Нет, ничего не напишу. Если спросят, скажу (так и не спросил никто). Какая-то девица, служившая там, мне показалась знакомой. «И я вас узнала, я же студентка 2-го Университета»[39]. «Вот тебе и на», – подумал я; следовательно, и у нас, поди, имеются такие.

Потом меня ввели в переполненное людьми помещение, так называемый корабль – очевидно, это был раньше склад или антресоли бывшего зала. Какие-то галереи. И вот я – заключенный. Все «политические» посажены недавно, много студентов, это перевалочный пункт, потом уже настоящая тюрьма. Мы знакомимся. Уже утро, но не хочется спать; нам приносят кипятку, мы едим то, что было с собой захвачено; как будто, действительно, куда-то плывем, может быть, в трюме. Потом вызывают по партиям сгребать выпавший только что обильный снег. Мы весело действуем лопатами, но слышим где-то вблизи шум проснувшейся Москвы, и меня опять берет тоска. Потом все ждут допроса.

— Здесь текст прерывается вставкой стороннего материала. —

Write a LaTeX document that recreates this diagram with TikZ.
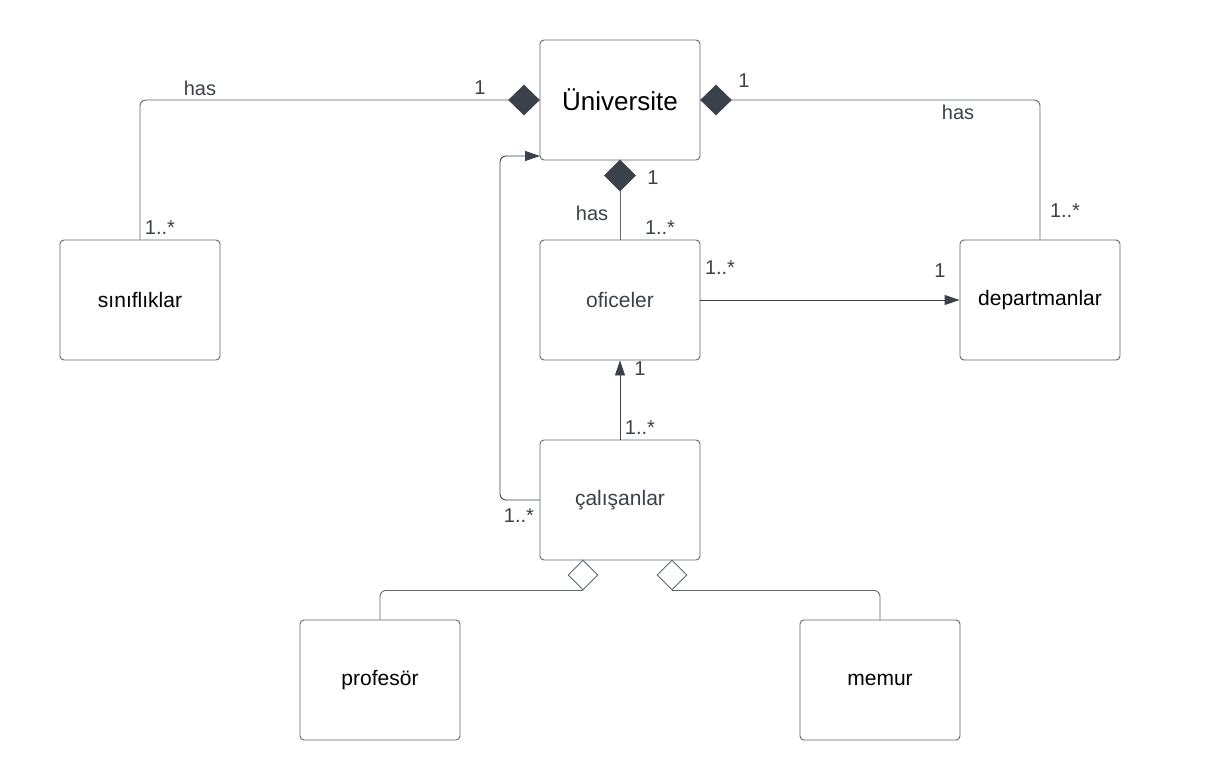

Наконец на второй день – моя очередь. Прекрасная комната, удобное кресло, следователь любезен: «Садитесь, вы курите?» – «Спасибо, я не курю» и т. д. «К чему же клонились ваши призывы на сходке? – спрашивает он строго. – Ты, видно, отсюда не скоро выберешься». Стало быть, дело дрянь.

Мы разделись, нас повели мыться, вещи пересмотрели, а особенно взятый мною том «Внутренней секреции» Бидля, и по мрачным коридорам рассовали по камерам.

В камере, куда я попал, было человек тридцать. В углу стояла большая параша с мочой, окно забито решеткой, своды, стены и пол каменные. «Вот это тюрьма так тюрьма», – подумал я. Будили нас рано, мы убирали помещение, пили кипяток; на обед – какая-то похлебка с просом; днем – прогулка во дворе под присмотром конвойных, в круг, как на картине Ван Гога. Как-то раз вошла молоденькая женщина в халате – тюремный врач. «Нет ли больных? Не надо ли лекарств?» Мы благодарно посмотрели на нее, сказали: «Нет, спасибо» и уткнулись в свои жесткие соломенные подушки.

Шли тягостные дни. Время от времени часовой посматривал на нас из коридора через окошечко. Изредка – вдруг вызов: такого-то к допросу, такого-то с вещами. Хуже всего просто вызов, неизвестно с какой целью (может быть, расстрел?). Вызов с вещами означал или перевод в другую тюрьму, может быть, за город, или освобождение.